I guess it was good that I left the Nordkapp and the Aquanaut at home because they suck. :slight_smile: Bill

How do we explain thermal formed boats
at $3,000? I am guessing that the sheet stock is very expensive and so are the tools, because the labor sure isn’t. If material cost equates to better quality, these boats should be best in class? Bill

Weight vs. durability
Even with quality construction, there is a trade-off. Also, Patrick uses epoxy in his boats, so he can make them lighter without sacrificing strength. I also suspect that his customers understand that they’re not buying a boat that’s going to take a lot of bashing and abrasion without needing to have the surface repaired regularly, much as is the case with light race boats.
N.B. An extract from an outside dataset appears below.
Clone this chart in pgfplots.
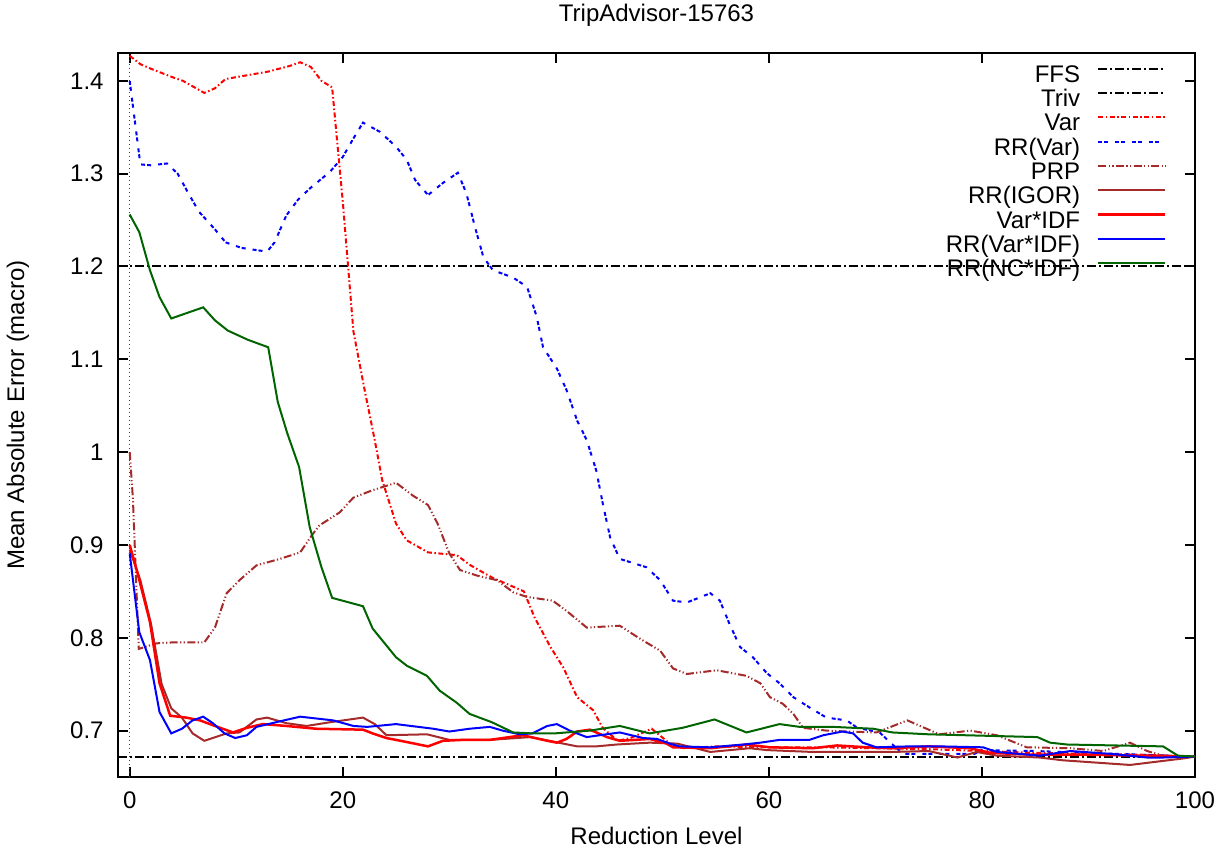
\documentclass[border=0pt]{standalone}
\usepackage{fontspec}
\setmainfont{Liberation Sans}
\usepackage{pgfplots}
\pgfplotsset{compat=1.18}
\definecolor{gpbrown}{RGB}{165,42,42}
\definecolor{gpgreen}{RGB}{0,100,0}
\begin{document}
\fontsize{12}{14}\selectfont
\begin{tikzpicture}
\begin{axis}[
  at={(0,0)}, anchor=south west,
  scale only axis, width=538.5pt, height=362pt,
  xmin=-1.1, xmax=100, ymin=0.65, ymax=1.43,
  xtick={0,20,40,60,80,100},
  ytick={0.7,0.8,0.9,1,1.1,1.2,1.3,1.4},
  /pgf/number format/assume math mode=true,
  axis line style={line width=1pt},
  tick style={line width=1pt, black},
  tick align=inside, major tick length=5pt,
  xtick pos=both, ytick pos=both,
  every tick label/.append style={font=\fontsize{12}{14}\selectfont},
  xticklabel style={anchor=center, yshift=-11.5pt, inner sep=0pt},
  yticklabel style={anchor=east, xshift=-7pt, inner sep=0pt},
  every axis title shift=0pt,
  title={TripAdvisor-15763},
  title style={at={(axis description cs:0.5,1.0525)}, anchor=center, font=\fontsize{12}{14}\selectfont},
  xlabel={Reduction Level},
  xlabel style={at={(axis description cs:0.5,-0.0815)}, anchor=center, font=\fontsize{12}{14}\selectfont},
  ylabel={Mean Absolute Error (macro)},
  ylabel style={at={(axis description cs:-0.0929,0.5)}, anchor=center, font=\fontsize{12}{14}\selectfont},
  legend plot pos=right,
  legend cell align=right,
  legend style={at={(axis description cs:0.974,0.985)}, anchor=north east, draw=none, fill=none,
    inner sep=0pt, row sep=0.65pt, column sep=0pt,
    font=\fontsize{12}{14}\selectfont,
    nodes={inner sep=0pt, text height=9pt, text depth=2.5pt}},
  legend image code/.code={\path (0pt,0pt); \draw[#1] (8.5pt,3.5pt) -- (42pt,3.5pt);},
  clip=true,
]
% vertical dotted zero line
\addplot[black!75, line width=0.6pt, dash pattern=on 0.6pt off 1.4pt, forget plot] coordinates {(0,0.65) (0,1.43)};
% FFS
\addplot[black, line width=1pt, dash pattern=on 4.5pt off 1.5pt on 1pt off 1.5pt] coordinates {(-1.1,0.672) (100,0.672)};
\addlegendentry{FFS}
% Triv
\addplot[black, line width=1pt, dash pattern=on 4.5pt off 1.5pt on 1pt off 1.5pt] coordinates {(-1.1,1.2) (100,1.2)};
\addlegendentry{Triv}
% Var
\addplot[red, line width=1pt, dash pattern=on 2.5pt off 1.25pt on 0.75pt off 1.25pt] coordinates {
(0,1.427)(1,1.418)(2,1.413)(4,1.404)(5,1.400)(7,1.387)(8,1.392)(9,1.402)(11,1.406)(13,1.410)(15,1.416)(16,1.420)(17,1.415)(18,1.400)(19,1.393)(20,1.27)(21,1.13)(22,1.07)(23,1.013)(23.7,0.97)(25,0.923)(26,0.905)(28,0.892)(30.7,0.889)(32,0.878)(34,0.865)(36,0.855)(37,0.850)(38,0.822)(39.5,0.79)(40.7,0.768)(42,0.736)(43.5,0.722)(44.4,0.703)(45.8,0.689)(47,0.692)(49,0.702)(50.7,0.686)(52,0.681)(55,0.683)(60,0.682)(65,0.682)(70,0.681)(75,0.680)(80,0.678)(85,0.676)(90,0.675)(95,0.674)(100,0.672)};
\addlegendentry{Var}
% RR(Var)
\addplot[blue, line width=1pt, dash pattern=on 2pt off 1pt on 2pt off 3.5pt] coordinates {
(0,1.40)(0.5,1.355)(1,1.31)(2,1.309)(3.5,1.311)(4.5,1.30)(5.5,1.279)(6.5,1.259)(8,1.24)(9,1.226)(10.5,1.22)(12.9,1.216)(13.6,1.226)(14.7,1.255)(15.8,1.272)(17,1.285)(18.8,1.302)(20,1.318)(21,1.338)(21.9,1.355)(23.5,1.345)(25,1.329)(26,1.315)(26.8,1.293)(28,1.277)(29.4,1.29)(30.8,1.301)(31.6,1.279)(32.4,1.243)(33.2,1.21)(34.1,1.196)(36,1.188)(37.3,1.178)(38.2,1.146)(38.8,1.113)(40.1,1.09)(41,1.067)(42,1.034)(42.9,1.013)(43.8,0.98)(44.4,0.945)(45.1,0.908)(46,0.885)(48.5,0.876)(49.8,0.862)(51,0.84)(52.3,0.838)(54.5,0.848)(55.4,0.84)(56.3,0.815)(57.3,0.79)(58.5,0.779)(59.8,0.762)(61,0.751)(62.3,0.736)(63.8,0.725)(65.4,0.714)(67.3,0.711)(68.3,0.703)(70.4,0.698)(71.4,0.687)(72.6,0.675)(75,0.675)(79.3,0.675)(80,0.679)(85,0.678)(90,0.676)(95,0.674)(100,0.672)};
\addlegendentry{RR(Var)}
% PRP
\addplot[gpbrown, line width=1pt, dash pattern=on 4pt off 1.2pt on 0.6pt off 1.2pt on 0.6pt off 1.2pt] coordinates {
(0,1.0)(0.3,0.95)(0.85,0.788)(2.5,0.794)(4,0.795)(7,0.795)(8,0.811)(9.1,0.848)(10.3,0.862)(11.9,0.878)(14.1,0.885)(16,0.892)(17.2,0.912)(17.8,0.921)(19.7,0.935)(21,0.951)(22.8,0.959)(25,0.967)(26.6,0.953)(28,0.943)(28.9,0.923)(30,0.891)(31,0.873)(32.6,0.867)(34.5,0.862)(36,0.849)(37.3,0.844)(39.7,0.84)(41,0.829)(42.9,0.811)(46,0.813)(47.9,0.799)(49.8,0.786)(51,0.767)(52.3,0.761)(55.1,0.765)(57.9,0.759)(59.2,0.751)(60.1,0.736)(61.3,0.729)(62.3,0.718)(63.2,0.703)(65.4,0.700)(67.3,0.699)(70.1,0.698)(73,0.711)(74.8,0.702)(76,0.696)(78.9,0.70)(81.4,0.695)(84.2,0.682)(88.3,0.681)(91.4,0.678)(93.9,0.687)(95.5,0.678)(97,0.673)(100,0.672)};
\addlegendentry{PRP}
% RR(IGOR)
\addplot[gpbrown, line width=1pt] coordinates {
(0,0.895)(1,0.862)(2,0.815)(3,0.75)(3.9,0.724)(4.9,0.714)(5.9,0.697)(7,0.689)(9.1,0.697)(10.3,0.698)(11.9,0.712)(12.9,0.714)(14.7,0.708)(16.6,0.705)(18.8,0.709)(21.9,0.714)(23,0.707)(24.1,0.695)(27.9,0.696)(30,0.69)(33.8,0.69)(37.6,0.693)(39.4,0.689)(42,0.683)(43.8,0.683)(45.7,0.685)(48.8,0.687)(51.4,0.686)(54.5,0.677)(58.2,0.681)(59.8,0.679)(64.1,0.677)(71.6,0.677)(75,0.678)(77.7,0.671)(79.5,0.677)(81.4,0.673)(85.4,0.671)(87.6,0.668)(93.9,0.663)(98.9,0.670)(100,0.672)};
\addlegendentry{RR(IGOR)}
% Var*IDF
\addplot[red, line width=1.25pt] coordinates {
(0,0.90)(0.75,0.869)(1.9,0.817)(2.8,0.751)(3.8,0.716)(5.3,0.714)(6.6,0.711)(8,0.705)(9.7,0.698)(11,0.703)(12.5,0.707)(14.7,0.705)(17.5,0.702)(21.9,0.701)(22.8,0.697)(24.1,0.692)(26.3,0.687)(28,0.683)(29.4,0.689)(31.3,0.69)(33.8,0.69)(36.9,0.695)(39.2,0.689)(40.1,0.687)(41,0.691)(42,0.699)(43.2,0.701)(44.8,0.693)(46,0.689)(48.8,0.691)(50.4,0.686)(51,0.682)(54.5,0.681)(57.9,0.685)(60.1,0.682)(64.1,0.681)(66.4,0.684)(69.2,0.682)(71.6,0.681)(75,0.683)(78.9,0.681)(80.8,0.676)(85,0.674)(90,0.674)(95,0.673)(100,0.672)};
\addlegendentry{Var*IDF}
% RR(Var*IDF)
\addplot[blue, line width=1pt] coordinates {
(0,0.891)(0.9,0.806)(1.9,0.776)(2.8,0.72)(3.9,0.697)(4.9,0.702)(5.9,0.711)(6.9,0.715)(7.8,0.708)(8.9,0.697)(9.9,0.692)(11,0.695)(11.9,0.704)(14.1,0.71)(16,0.715)(19.1,0.711)(21,0.705)(22.3,0.704)(25,0.707)(28.5,0.702)(30,0.699)(31.9,0.702)(33.8,0.704)(35,0.70)(36.6,0.696)(37.8,0.697)(39.2,0.705)(40.1,0.707)(41.3,0.70)(42.9,0.693)(44.1,0.695)(46,0.698)(48.2,0.692)(49.5,0.691)(50.7,0.686)(51.6,0.683)(54.5,0.682)(57.6,0.685)(59.2,0.687)(61,0.69)(63.8,0.69)(65.1,0.695)(66.9,0.699)(67.9,0.697)(68.8,0.687)(70.1,0.682)(73.2,0.683)(76,0.683)(80.1,0.682)(81.4,0.677)(85.4,0.673)(88.3,0.678)(92,0.675)(95.5,0.671)(97,0.671)(100,0.672)};
\addlegendentry{RR(Var*IDF)}
% RR(NC*IDF)
\addplot[gpgreen, line width=1pt] coordinates {
(0,1.256)(0.9,1.237)(1.9,1.196)(2.8,1.167)(3.9,1.144)(6.9,1.156)(8,1.142)(9.2,1.131)(11.1,1.121)(13,1.113)(13.9,1.054)(14.8,1.02)(15.9,0.984)(16.9,0.919)(18,0.876)(19,0.843)(21.9,0.834)(22.8,0.81)(25,0.779)(26,0.77)(27.9,0.759)(29.1,0.743)(30.7,0.73)(31.9,0.718)(34,0.709)(36,0.698)(37.8,0.697)(39.9,0.697)(43.2,0.70)(46,0.705)(48.8,0.697)(51.9,0.703)(54.9,0.712)(57.9,0.698)(61,0.707)(62.9,0.704)(66,0.704)(69.8,0.702)(71.6,0.698)(75,0.696)(85.2,0.693)(86.4,0.687)(88,0.685)(97,0.683)(98.4,0.673)(100,0.672)};
\addlegendentry{RR(NC*IDF)}
\end{axis}
\pgfresetboundingbox
\path[use as bounding box] (-59pt,-38pt) rectangle (556pt,388.5pt);
\end{tikzpicture}
\end{document}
I’m guessing that Necky probably expects their boats to be used by more mainstream paddlers and they build them heavier to handle a fair amount of abuse and make them more carefree.

Amortizing the tooling

– Last Updated: May-17-10 10:15 AM EST –

It's probably similiar in cost to rotomolding equipment, but the market for the boats is smaller, so it takes a higher price to pay for the tooling in a reasonable time frame. As you said, the material is also more expensive than polyethylene, so that's going to drive the price up, too. The boats require joining the hull and deck and the same type of outfitting as composite boats, so there's no savings in that part of the process. There may be a component of seeing what the market will bear, as well.

There’s nothing wrong with vinylester…
…and I didn’t mean to imply that there is. I wouldn’t hesitate to buy a boat built with it, especially since epoxy construction is pretty rare in the the industry.